Ikebana, the Japanese art of flower arranging, is also known as kadō — the way of the flowers. Based on an ancient Buddhist ritual of using flowers to honor the spirits of the dead, kadō is one of the three Japanese arts of refinement.
More than 600 years later, this ancient art form is celebrated by more than 8,500 people in more than 60 countries through Ikebana International. Started in 1956 by Ellen Gordon Allen, a U.S. general’s wife who was stationed in Japan, this international organization was founded to unite people and create a worldwide “Friendship of Flowers.”

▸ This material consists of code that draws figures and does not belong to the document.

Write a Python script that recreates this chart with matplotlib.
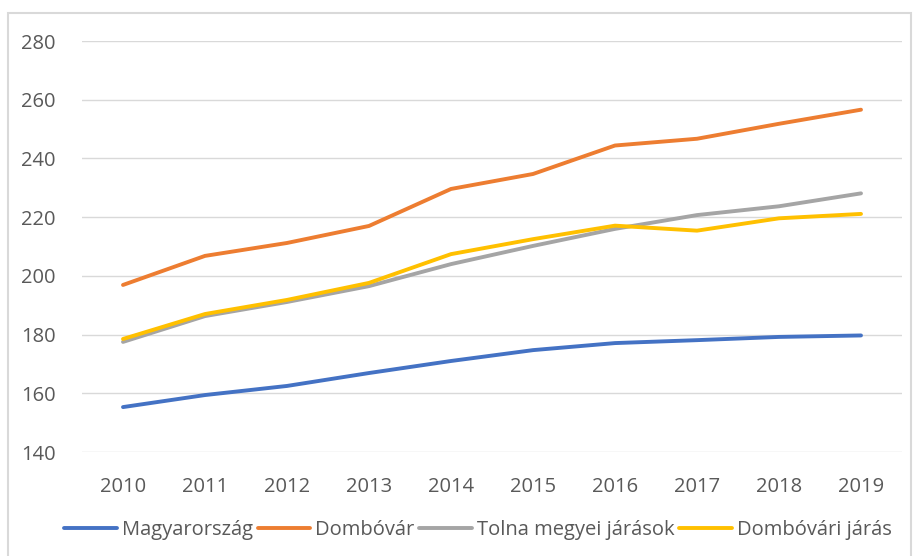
import matplotlib.pyplot as plt
from matplotlib.patches import Rectangle

years = [2010, 2011, 2012, 2013, 2014, 2015, 2016, 2017, 2018, 2019]
magyarorszag = [155.3, 159.4, 162.5, 166.9, 171.0, 174.7, 177.1, 178.1, 179.2, 179.7]
dombovar = [196.9, 206.8, 211.2, 217.0, 229.6, 234.7, 244.4, 246.7, 251.8, 256.6]
tolna = [177.5, 186.3, 191.1, 196.5, 204.0, 210.2, 216.0, 220.7, 223.7, 228.1]
dombovari_jaras = [178.5, 187.0, 191.8, 197.6, 207.4, 212.5, 217.1, 215.4, 219.6, 221.1]

series = [
    ("Magyarország", magyarorszag, "#4472c4"),
    ("Dombóvár", dombovar, "#ed7d31"),
    ("Tolna megyei járások", tolna, "#a5a5a5"),
    ("Dombóvári járás", dombovari_jaras, "#ffc000"),
]
yticks = [140, 160, 180, 200, 220, 240, 260, 280]

plt.rcParams['font.family'] = ['Open Sans', 'DejaVu Sans']

fig = plt.figure(figsize=(9.15, 5.56), dpi=100)
fig.patches.append(Rectangle((8 / 915, -0.01), 903 / 915, 1 - 13 / 556 + 0.01,
                             transform=fig.transFigure, fill=False,
                             edgecolor="#d9d9d9", linewidth=1.5))
ax = fig.add_axes([82 / 915, 1 - 452 / 556, 820 / 915, 411 / 556])

x = list(range(len(years)))
for name, vals, col in series:
    ax.plot(x, vals, color=col, linewidth=2.8, label=name, solid_capstyle='round')

ax.set_xlim(-0.5, len(years) - 0.5)
ax.set_ylim(140, 280)
ax.set_yticks(yticks)
ax.set_xticks(x)
ax.set_xticklabels([str(y) for y in years])
ax.grid(axis='y', color="#d9d9d9", linewidth=1)
ax.set_axisbelow(True)
for s in ax.spines.values():
    s.set_visible(False)
ax.tick_params(length=0, labelsize=14.5, colors="#595959")
ax.tick_params(axis='y', pad=19)
ax.tick_params(axis='x', pad=18)

ax.legend(loc='center', bbox_to_anchor=(478 / 915, 1 - 530 / 556),
          bbox_transform=fig.transFigure, ncol=4, frameon=False,
          fontsize=14.5, handlelength=2.6, handletextpad=0.25, columnspacing=0.25,
          labelcolor="#595959", borderpad=0)

fig.savefig("out.png", dpi=100)
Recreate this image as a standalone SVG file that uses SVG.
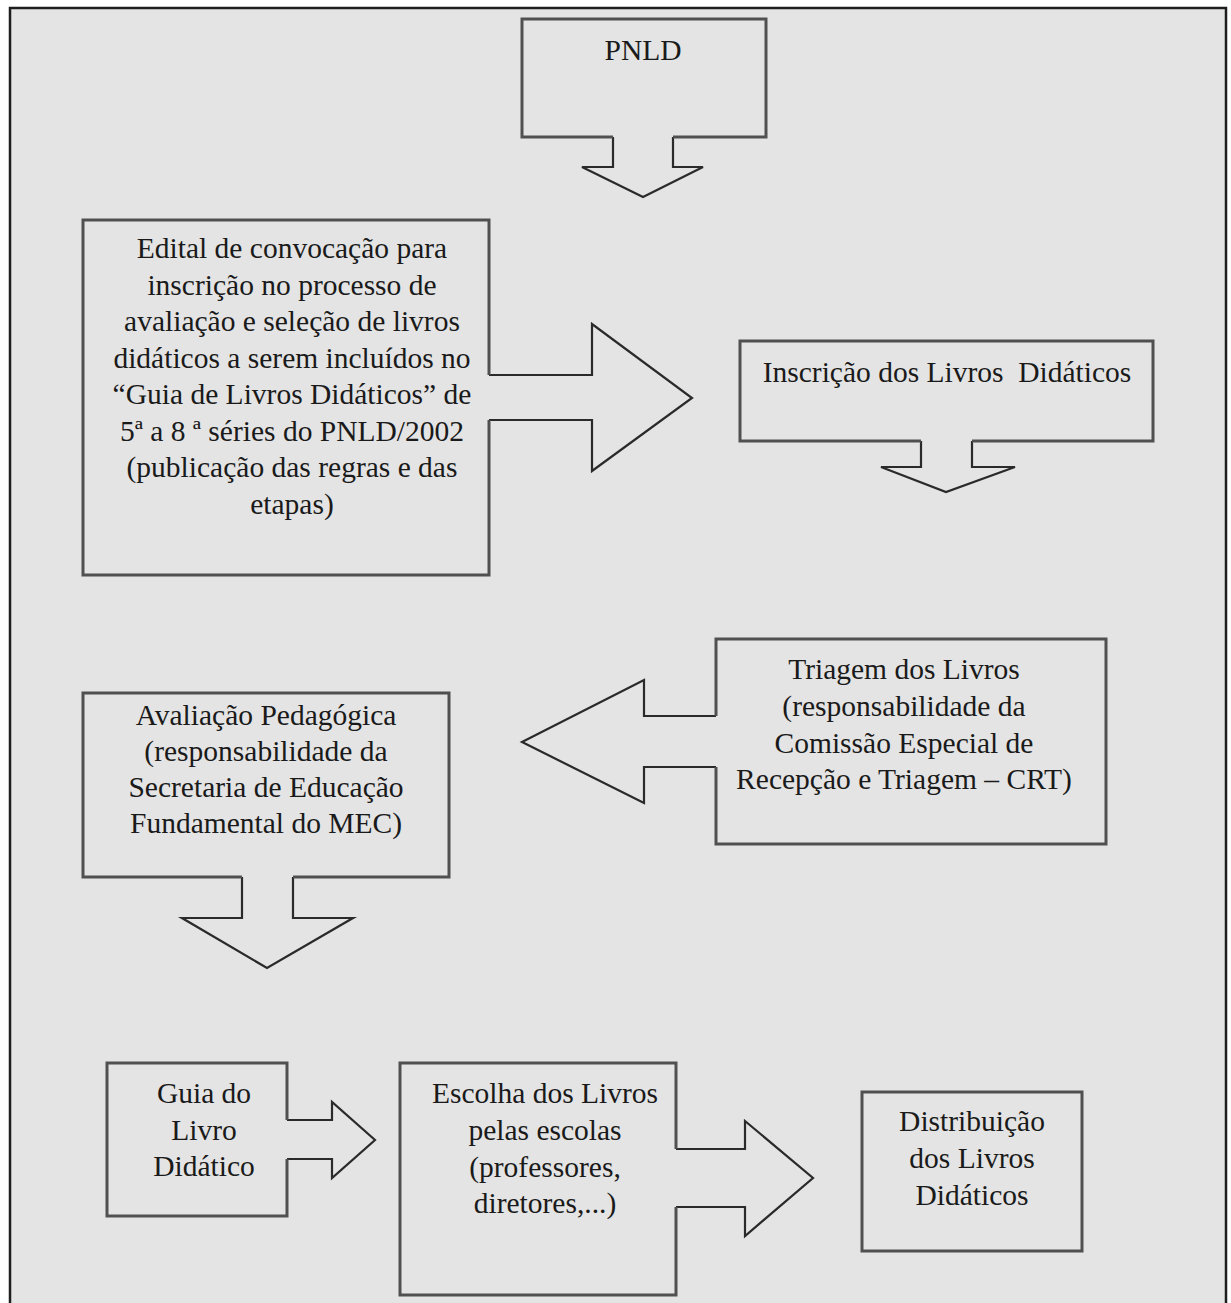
<svg xmlns="http://www.w3.org/2000/svg" width="1231" height="1303" viewBox="0 0 1231 1303">
<style>
.box{fill:none;stroke:#505050;stroke-width:3;stroke-linejoin:miter}
.arr{fill:none;stroke:#2a2a2a;stroke-width:2.2;stroke-linejoin:miter}
.t{font-family:"Liberation Serif","Times New Roman",serif;font-size:29.5px;fill:#1a1a1a;text-anchor:middle}
</style>
<rect x="0" y="0" width="1231" height="1303" fill="#ffffff"/>
<rect x="10" y="8" width="1216" height="1310" fill="#e4e4e4" stroke="#1e1e1e" stroke-width="2.5"/>
<g id="connectors">
<path class="arr" d="M613,137 V167 H582 L643,197 L703,167 H673 V137"/>
<path class="arr" d="M489,375 H592 V324 L692,398 L592,471 V420 H489"/>
<path class="arr" d="M921,441 V467 H881 L946,492 L1015,467 H972 V441"/>
<path class="arr" d="M716,716 H644 V680 L522,742 L644,803 V767 H716"/>
<path class="arr" d="M242,877 V918 H182 L267,968 L353,918 H293 V877"/>
<path class="arr" d="M287,1120 H332 V1102 L375,1140 L332,1178 V1159 H287"/>
<path class="arr" d="M676,1149 H745 V1121 L813,1178 L745,1236 V1207 H676"/>
</g>
<g id="pnld">
<path class="box" d="M613,137 H522 V19 H766 V137 H673"/>
<text class="t" x="643" y="60">PNLD</text>
</g>
<g id="edital">
<path class="box" d="M489,375 V220 H83 V575 H489 V420"/>
<text class="t" x="292" y="258">Edital de convocação para</text>
<text class="t" x="292" y="294.5">inscrição no processo de</text>
<text class="t" x="292" y="331">avaliação e seleção de livros</text>
<text class="t" x="292" y="367.5">didáticos a serem incluídos no</text>
<text class="t" x="292" y="404">“Guia de Livros Didáticos” de</text>
<text class="t" x="292" y="440.5">5ª a 8 ª séries do PNLD/2002</text>
<text class="t" x="292" y="477">(publicação das regras e das</text>
<text class="t" x="292" y="513.5">etapas)</text>
</g>
<g id="inscricao">
<path class="box" d="M921,441 H740 V341 H1153 V441 H972"/>
<text class="t" x="947" y="381.5" xml:space="preserve">Inscrição dos Livros  Didáticos</text>
</g>
<g id="triagem">
<path class="box" d="M716,716 V639 H1106 V844 H716 V767"/>
<text class="t" x="904" y="679">Triagem dos Livros</text>
<text class="t" x="904" y="716">(responsabilidade da</text>
<text class="t" x="904" y="752.5">Comissão Especial de</text>
<text class="t" x="904" y="789">Recepção e Triagem – CRT)</text>
</g>
<g id="avaliacao">
<path class="box" d="M242,877 H83 V693 H449 V877 H293"/>
<text class="t" x="266" y="725">Avaliação Pedagógica</text>
<text class="t" x="266" y="761">(responsabilidade da</text>
<text class="t" x="266" y="797">Secretaria de Educação</text>
<text class="t" x="266" y="833">Fundamental do MEC)</text>
</g>
<g id="guia">
<path class="box" d="M287,1120 V1063 H107 V1216 H287 V1159"/>
<text class="t" x="204" y="1103">Guia do</text>
<text class="t" x="204" y="1139.5">Livro</text>
<text class="t" x="204" y="1176">Didático</text>
</g>
<g id="escolha">
<path class="box" d="M676,1149 V1063 H400 V1295 H676 V1207"/>
<text class="t" x="545" y="1103">Escolha dos Livros</text>
<text class="t" x="545" y="1140">pelas escolas</text>
<text class="t" x="545" y="1176.5">(professores,</text>
<text class="t" x="545" y="1213">diretores,...)</text>
</g>
<g id="distribuicao">
<rect class="box" x="862" y="1092" width="220" height="159"/>
<text class="t" x="972" y="1131">Distribuição</text>
<text class="t" x="972" y="1168">dos Livros</text>
<text class="t" x="972" y="1204.5">Didáticos</text>
</g>
</svg>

Hawai‘i’s chapter began in 1961, when a friend of Ellen’s, Pearl Jensen, met local arrangers from Enshu, Ikenobo, Koryu, Ohara and Sogetsu schools while attending an exhibit at the Shirokiya Department Store. Since then, the Honolulu Chapter, known as Hawai‘i’s Ikebana International Honolulu Chapter 56, has been promoting cultural understanding and appreciation of this craft through exhibitions, demonstrations, workshops and community service projects.
The biggest exhibit is the Splendors of Ikebana held every summer in Honolulu. This year’s event brought thousands of people to the Hawai‘i State Library, with some even trying their hand at ikebana in the make-and-take workshop. While the elegant and restrained creations may seem simple, they are anything but. This delicate art form can take decades to master.
Look for other ikebana workshops and classes throughout the year at the Mo‘ili‘ili Community Center, the University of Hawai‘i at Mānoa, Honolulu Museum of Art, Honolulu Hale, and various other schools and nonprofits.